Apesar da animação dos camponeses agora que o corte já está concluído em uma área e em andamento em outra, eles não escondem as dificuldades que enfrentaram e as preocupações que os atormentam.

— As dificuldades que tivemos até agora foram comprar os instrumentos e manuseá-los. Conseguir o dinheiro para comprar foi difícil e muita gente teve que trabalhar fora para pagar sua parte. Um companheiro conseguiu tirar da própria terra o dinheiro para pagar a sua parte, através da produção de tijolos — lembra Hélio Batista.

— Eu acho que no meio disso tudo teve alguma coisa que deixou o povo tenso. O INCRA andou fazendo ameaças, dizendo que não se podia dividir a terra. A verdade é que estas áreas sempre pertenceram ao povo e só faltava ir para cima e tomá-las. Agora, o INCRA vem dizer que não têm condição de resolver, que isso é com o Tesouro Nacional. Mas nós sabemos que é o corte popular que resolve. Por isso, vamos partir para cima mesmo — acrescenta José Bernardo.

Uma festa, duas...

17 de fevereiro de 2007. Primeira festa de comemoração da divisão da terra. A área revolucionária Conquista dos Palmares acordou alegre.

— No dia do sorteio ficou todo mundo ansioso, esperando chegar a hora. Eu mesma fiquei muito nervosa. Não consegui dormir antes da festa e nem depois. Quem pegou o papel do lote foi o meu marido. Eu estava ansiosa demais, não conseguia nem me levantar — relata Ozilândia Pereira dos Santos.

Esta festa foi mais do que uma comemoração do final dos trabalhos. Porque foi também o grande momento de entregar aquilo que, há gerações, pertencia aos camponeses.

Elizabeth Moreira explica:

— O sorteio foi parecido com o bingo.
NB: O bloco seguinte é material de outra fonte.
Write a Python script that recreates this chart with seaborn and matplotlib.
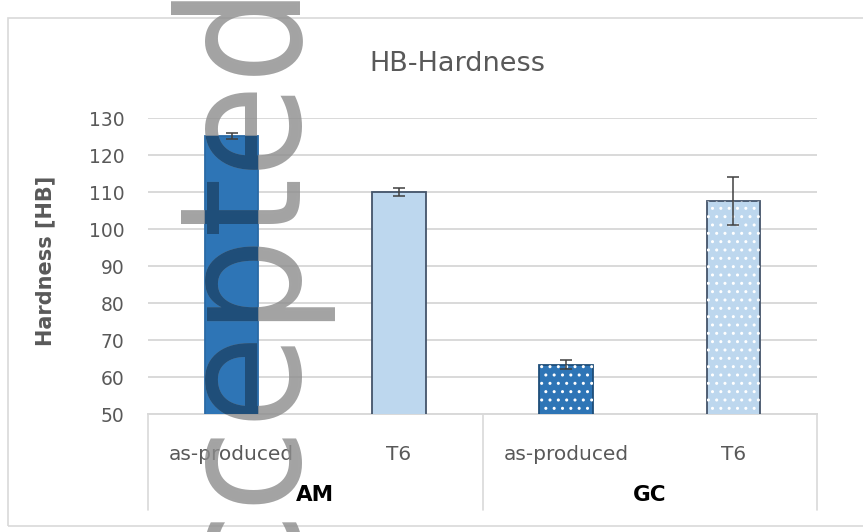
import numpy as np
import pandas as pd
import seaborn as sns
import matplotlib.pyplot as plt
from matplotlib.patches import Rectangle

# values
groups = ["AM", "AM", "GC", "GC"]
conditions = ["as-produced", "T6", "as-produced", "T6"]
hardness = [125.3, 110.1, 63.4, 107.6]
errors = [0.8, 1.2, 1.3, 6.5]
yticks = [50, 60, 70, 80, 90, 100, 110, 120, 130]

fills = ["#2E75B6", "#BDD7EE", "#2E75B6", "#BDD7EE"]
edges = ["#2A6AA6", "#44546A", "#1F4E79", "#44546A"]
dotted = [False, False, True, True]

df = pd.DataFrame({"group": groups, "condition": conditions, "hardness": hardness})
df["key"] = df["group"] + " " + df["condition"]

sns.set_style("white")
plt.rcParams["font.family"] = ["DejaVu Sans"]

fig = plt.figure(figsize=(8.63, 5.32), dpi=100)
ax = fig.add_axes([0.1715, 0.2218, 0.7752, 0.5555])

sns.barplot(data=df, x="key", y="hardness", hue="key", palette=fills,
            saturation=1, width=0.32, legend=False, ax=ax, zorder=3)

for bar, ec, dots in zip(ax.patches, edges, dotted):
    bar.set_edgecolor(ec)
    bar.set_linewidth(1.3)
    if dots:
        # white dot pattern on top of the GC bars
        ax.add_patch(Rectangle(bar.get_xy(), bar.get_width(), bar.get_height(),
                               facecolor="none", edgecolor="white", hatch="..",
                               linewidth=0, zorder=3.5))

xpos = np.arange(len(hardness))
ax.errorbar(xpos, hardness, yerr=errors, fmt="none", ecolor="#404040",
            elinewidth=1.1, capsize=4, capthick=1.1, zorder=4)

ax.set_ylim(50, 130)
ax.set_xlim(-0.5, 3.5)
ax.set_yticks(yticks)
ax.yaxis.grid(True, color="#D9D9D9", linewidth=1.4, zorder=0)
ax.set_axisbelow(True)
for s in ["left", "right", "top"]:
    ax.spines[s].set_visible(False)
ax.spines["bottom"].set_color("#D9D9D9")
ax.spines["bottom"].set_linewidth(1.4)

ax.set_xticks(xpos)
ax.set_xticklabels(conditions)
ax.tick_params(axis="x", length=0, pad=22, labelsize=14.5, labelcolor="#595959")
ax.tick_params(axis="y", length=0, pad=17, labelsize=13.5, labelcolor="#595959")
ax.set_xlabel("")
ax.set_ylabel("Hardness [HB]", fontsize=15, fontweight="bold", color="#595959")
ax.yaxis.set_label_coords(-0.139, 0.519)

# second level of the category axis
trans = ax.get_xaxis_transform()
for xd in [-0.5, 1.5, 3.5]:
    ax.plot([xd, xd], [0, -0.325], transform=trans, color="#D9D9D9",
            linewidth=1.2, clip_on=False)
for xd, g in [(0.5, "AM"), (2.5, "GC")]:
    ax.text(xd, -0.274, g, transform=trans, ha="center", va="center",
            fontsize=15.5, fontweight="bold", color="black")

fig.text(0.53, 0.879, "HB-Hardness", ha="center", va="center",
         fontsize=19.5, color="#595959")

# chart area border
fig.add_artist(Rectangle((8 / 863, 1 - 526 / 532), 1.2, 508 / 532,
                         transform=fig.transFigure, fill=False,
                         edgecolor="#D9D9D9", linewidth=1.2))

# "Accepted" watermark running up the left side
wm_kw = dict(rotation=90, rotation_mode="anchor", ha="left", va="baseline",
             fontsize=122, fontstretch="condensed")
fig.text(300 / 863, -0.307, "Accepted", color="#8C8C8C", alpha=0.8,
         zorder=10, **wm_kw)
wm2 = fig.text(300 / 863, -0.307, "Accepted", color="#1F4E79", zorder=11, **wm_kw)
first = ax.patches[0]
clip = Rectangle((first.get_x(), 50), first.get_width(), hardness[0] - 50,
                 transform=ax.transData)
wm2.set_clip_path(clip)

fig.savefig("out.png", dpi=100)
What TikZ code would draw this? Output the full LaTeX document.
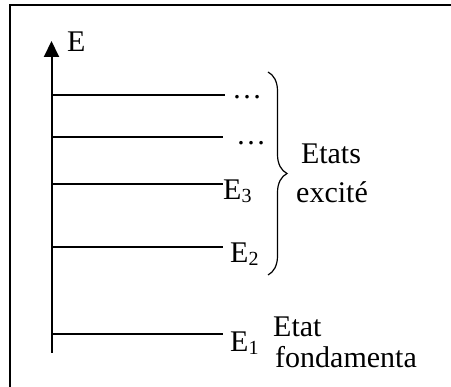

Primeiro sorteava os nomes, depois cada um tirava uma pedra. O número que saísse correspondia ao lote da pessoa. No final, todo mundo ficou muito satisfeito. Mas o principal do sorteio é que não havia lote ruim, já que o corte de toda a área foi bem pensado e trabalhado, de maneira a não prejudicar ninguém, nem lançar a culpa na sorte dos outros.

Portanto, não houve sorte, mas centralismo democrático, trabalho, Poder popular instituído. O “sorteio” não passou de um jogo, de uma brincadeira com o mito da felicidade ao acaso. Nenhum terreno ou vizinho era ruim, mas significava conforto, segurança, boas-vindas, afeto. E ela conclui:

— A festa foi muito animada, com carne assada e guaraná. Vieram muitos convidados de fora dos acampamentos vizinhos, até de outros movimentos. O corte popular foi a coroação da nossa vitória. A gente sabe que realmente está acontecendo, que não é um sonho, que é realidade. O nome do nosso sítio é Alcides Bezerra, uma homenagem ao pai do meu marido, falecido no decorrer desta luta.
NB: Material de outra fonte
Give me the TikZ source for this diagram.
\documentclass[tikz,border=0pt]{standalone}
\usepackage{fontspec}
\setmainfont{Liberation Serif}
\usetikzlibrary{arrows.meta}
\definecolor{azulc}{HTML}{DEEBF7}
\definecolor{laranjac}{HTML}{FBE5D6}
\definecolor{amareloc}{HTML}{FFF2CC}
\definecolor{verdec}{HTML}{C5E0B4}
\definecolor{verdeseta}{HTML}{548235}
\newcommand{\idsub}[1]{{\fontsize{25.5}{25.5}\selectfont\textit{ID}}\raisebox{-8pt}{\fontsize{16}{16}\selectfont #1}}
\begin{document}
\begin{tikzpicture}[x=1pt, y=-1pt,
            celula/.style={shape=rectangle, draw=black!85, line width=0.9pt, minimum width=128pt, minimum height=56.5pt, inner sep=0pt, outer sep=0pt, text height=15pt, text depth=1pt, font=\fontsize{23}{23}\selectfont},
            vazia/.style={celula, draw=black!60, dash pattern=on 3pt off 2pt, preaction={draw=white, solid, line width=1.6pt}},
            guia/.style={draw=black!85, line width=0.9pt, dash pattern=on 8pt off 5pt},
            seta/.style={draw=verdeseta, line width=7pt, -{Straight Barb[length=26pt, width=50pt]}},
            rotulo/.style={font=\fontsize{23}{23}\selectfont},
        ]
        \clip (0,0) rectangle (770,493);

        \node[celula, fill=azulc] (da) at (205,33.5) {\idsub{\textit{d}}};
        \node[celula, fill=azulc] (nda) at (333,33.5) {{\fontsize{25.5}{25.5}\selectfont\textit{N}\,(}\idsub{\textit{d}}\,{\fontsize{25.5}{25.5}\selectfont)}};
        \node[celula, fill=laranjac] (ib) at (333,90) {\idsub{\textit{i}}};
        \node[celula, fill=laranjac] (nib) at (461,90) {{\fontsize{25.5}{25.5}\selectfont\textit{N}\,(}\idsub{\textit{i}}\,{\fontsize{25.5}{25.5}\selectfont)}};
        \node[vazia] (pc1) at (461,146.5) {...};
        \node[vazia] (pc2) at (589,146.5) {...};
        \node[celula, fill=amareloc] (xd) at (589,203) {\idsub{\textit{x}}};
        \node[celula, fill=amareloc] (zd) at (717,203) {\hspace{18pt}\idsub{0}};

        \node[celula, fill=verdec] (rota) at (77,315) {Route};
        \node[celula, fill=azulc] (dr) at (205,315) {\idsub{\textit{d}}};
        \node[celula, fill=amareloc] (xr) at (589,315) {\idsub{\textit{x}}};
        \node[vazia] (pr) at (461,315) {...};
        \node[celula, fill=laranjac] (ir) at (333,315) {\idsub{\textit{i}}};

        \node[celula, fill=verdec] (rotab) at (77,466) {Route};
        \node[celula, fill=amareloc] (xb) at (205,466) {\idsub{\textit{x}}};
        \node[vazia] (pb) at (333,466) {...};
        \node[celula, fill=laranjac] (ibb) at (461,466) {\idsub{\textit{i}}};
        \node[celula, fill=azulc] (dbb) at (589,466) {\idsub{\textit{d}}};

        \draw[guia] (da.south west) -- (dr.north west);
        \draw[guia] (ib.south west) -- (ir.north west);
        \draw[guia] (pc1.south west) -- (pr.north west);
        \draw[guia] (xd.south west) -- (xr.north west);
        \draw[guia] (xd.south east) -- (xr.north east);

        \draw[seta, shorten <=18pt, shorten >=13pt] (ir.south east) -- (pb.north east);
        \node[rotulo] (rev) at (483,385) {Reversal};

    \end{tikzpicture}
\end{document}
No primeiro dia após o sorteio, o inevitável: todas as famílias queriam ver, tocar, sentir a terra que era sua. A pé, as famílias foram aos seus lotes, uns mais pertos e outros mais distantes de onde viviam provisoriamente.

Mesmo com pouco tempo decorrido desde o corte da terra, os camponeses fazem questão de explicar como suas vidas já mudaram.
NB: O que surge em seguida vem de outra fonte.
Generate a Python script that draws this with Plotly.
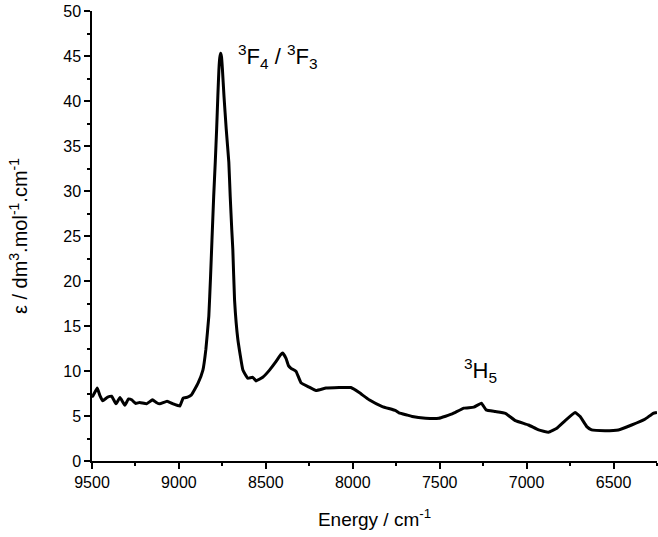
import plotly.graph_objects as go

energy = [9500, 9496, 9470, 9455, 9439, 9410, 9387, 9362, 9339, 9311, 9290, 9272, 9250, 9225,
          9186, 9152, 9130, 9110, 9068, 9034, 8995, 8976, 8950, 8928, 8890, 8862, 8845, 8828,
          8818, 8810, 8800, 8791, 8783, 8776, 8770, 8765, 8760, 8755, 8750, 8741, 8728, 8713,
          8705, 8696, 8690, 8680, 8661, 8632, 8604,
          8575, 8556, 8518, 8479, 8441, 8415, 8403, 8384, 8370, 8355, 8326, 8298, 8250, 8212,
          8154, 8078, 8011, 7963, 7906, 7830, 7753, 7734, 7686, 7658, 7581, 7505, 7428, 7361,
          7304, 7260, 7233, 7180, 7122, 7065, 6989, 6931, 6874, 6826, 6778, 6721, 6692, 6654,
          6626, 6549, 6472, 6396, 6320, 6272, 6250]
epsilon = [7.2, 7.2, 8.1, 7.3, 6.7, 7.1, 7.2, 6.35, 7.05, 6.2, 6.9, 6.8, 6.4, 6.5,
           6.35, 6.8, 6.5, 6.35, 6.65, 6.35, 6.1, 6.98, 7.1, 7.35, 8.65, 10.1, 12.4, 16.1,
           20.5, 24.5, 29.4, 33.2, 36.9, 40.6, 43.5, 44.8, 45.3, 44.9, 43.6, 40.6, 36.9, 33.2,
           29.4, 25.7, 23.5, 17.9, 13.5, 10.1, 9.2,
           9.3, 8.9, 9.3, 10.1, 11.06, 11.8, 12.0, 11.4, 10.6, 10.3, 9.95, 8.7, 8.2, 7.83,
           8.1, 8.16, 8.16, 7.6, 6.8, 6.05, 5.6, 5.35, 5.1, 4.94, 4.75, 4.75, 5.23, 5.87,
           5.98, 6.42, 5.68, 5.5, 5.3, 4.49, 4.0, 3.45, 3.19, 3.64, 4.49, 5.38, 4.94, 3.82,
           3.45, 3.37, 3.45, 4.0, 4.64, 5.3, 5.4]

x_ticks = [9500, 9000, 8500, 8000, 7500, 7000, 6500]
y_ticks = [0, 5, 10, 15, 20, 25, 30, 35, 40, 45, 50]

FONT = "Arial, Liberation Sans, sans-serif"

fig = go.Figure()
fig.add_trace(go.Scatter(x=energy, y=epsilon, mode="lines",
                         line=dict(color="black", width=3, shape="spline", smoothing=0.3),
                         showlegend=False))

fig.add_annotation(x=8431, y=44.9, text="<sup>3</sup>F<sub>4</sub> / <sup>3</sup>F<sub>3</sub>",
                   showarrow=False, font=dict(family=FONT, size=22, color="black"))
fig.add_annotation(x=7264, y=10.1, text="<sup>3</sup>H<sub>5</sub>",
                   showarrow=False, font=dict(family=FONT, size=22, color="black"))

fig.update_layout(
    width=658, height=537,
    margin=dict(l=92, r=1, t=11, b=76),
    paper_bgcolor="white", plot_bgcolor="white",
    font=dict(family=FONT, color="black"),
    xaxis=dict(range=[9500, 6250], tickmode="array", tickvals=x_ticks,
               ticks="outside", ticklen=6, tickwidth=1.5, tickcolor="black",
               showline=True, linecolor="black", linewidth=1.5, showgrid=False, zeroline=False,
               tickfont=dict(size=16, family=FONT),
               minor=dict(dtick=250, ticks="outside", ticklen=3, tickwidth=1.5, tickcolor="black", showgrid=False),
               title=dict(text="Energy / cm<sup>-1</sup>", font=dict(size=19, family=FONT), standoff=23)),
    yaxis=dict(range=[0, 50], tickmode="array", tickvals=y_ticks,
               ticks="outside", ticklen=6, tickwidth=1.5, tickcolor="black",
               showline=True, linecolor="black", linewidth=1.5, showgrid=False, zeroline=False,
               tickfont=dict(size=16, family=FONT),
               minor=dict(dtick=2.5, ticks="outside", ticklen=3, tickwidth=1.5, tickcolor="black", showgrid=False),
               title=dict(text="ε / dm<sup>3</sup>.mol<sup>-1</sup>.cm<sup>-1</sup>", font=dict(size=20, family=FONT), standoff=30)),
)

fig.write_html("out.html", config={"displayModeBar": False},
               post_script="document.body.style.margin='0';")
— A gente sabe que está no que é seu, reconhecido pelo povo. Meu plano é trabalhar dentro da minha terra, direto; nunca mais sair para trabalhar para outros que nos explorem — afirma Edmar dos Santos.

As vitórias não guardam apenas o sabor das angústias derrotadas e da superação de uma vida de opressão sob as botas dos latifundiários, dos juízes e da polícia. Há algo muito maior: um mundo novo que se descortina, a estratégia e a tática do povo postas em prática, e os direitos do povo transformados em Poder se espalhando pela terra brasileira.

Maria Helena explica:

— O corte está fortalecendo muito a nossa luta. A gente distribui panfletos na cidade contando, provando o que fizemos e o que deve ser feito de uma vez por todas. Aí o povo pensa “Ah, vamos entrar nessa Liga porque o povo é forte”. Isso só tem fortalecido ainda mais a nossa causa.

Maria Helena Saraiva, conclui com um recado para todos os brasileiros iguais a ela:

— Quero falar para todos que quiserem vir ser donos de seu chão, na sua terra chamada Brasil, construírem sua verdadeira pátria. Para mim, lutar nas fileiras da Liga é muito bom. Enquanto eu estiver viva lutarei sempre.

É Hélio Batista quem deixa o recado para os governantes da vez:

— Através do corte popular, vamos mostrar para o sistema de Estado e de governo o que fazemos com as nossas mãos. Nós, de agora para frente, não vamos esperar mais por governo mentiroso nenhum, que só quer nos empurrar para a miséria. Vamos fazer tudo com o nosso próprio cérebro e próprias mãos. Até mudar esse nosso país, até o povo mandar, de norte a sul.

Os camponeses preparam mais comemorações. No dia 02 de junho, Conquista dos Palmares realizou a mudança para os lotes liberados pelos camponeses e se inaugurou uma associação das famílias. A área Cachoeirinha, no dia 03 de junho, no mesmo estilo distribuiu os lotes. Enquanto fechávamos esta edição de A Nova Democracia, nossa equipe de reportagem participou das comemorações em Campina Verde, MG, e todos os detalhes serão descritos na próxima edição.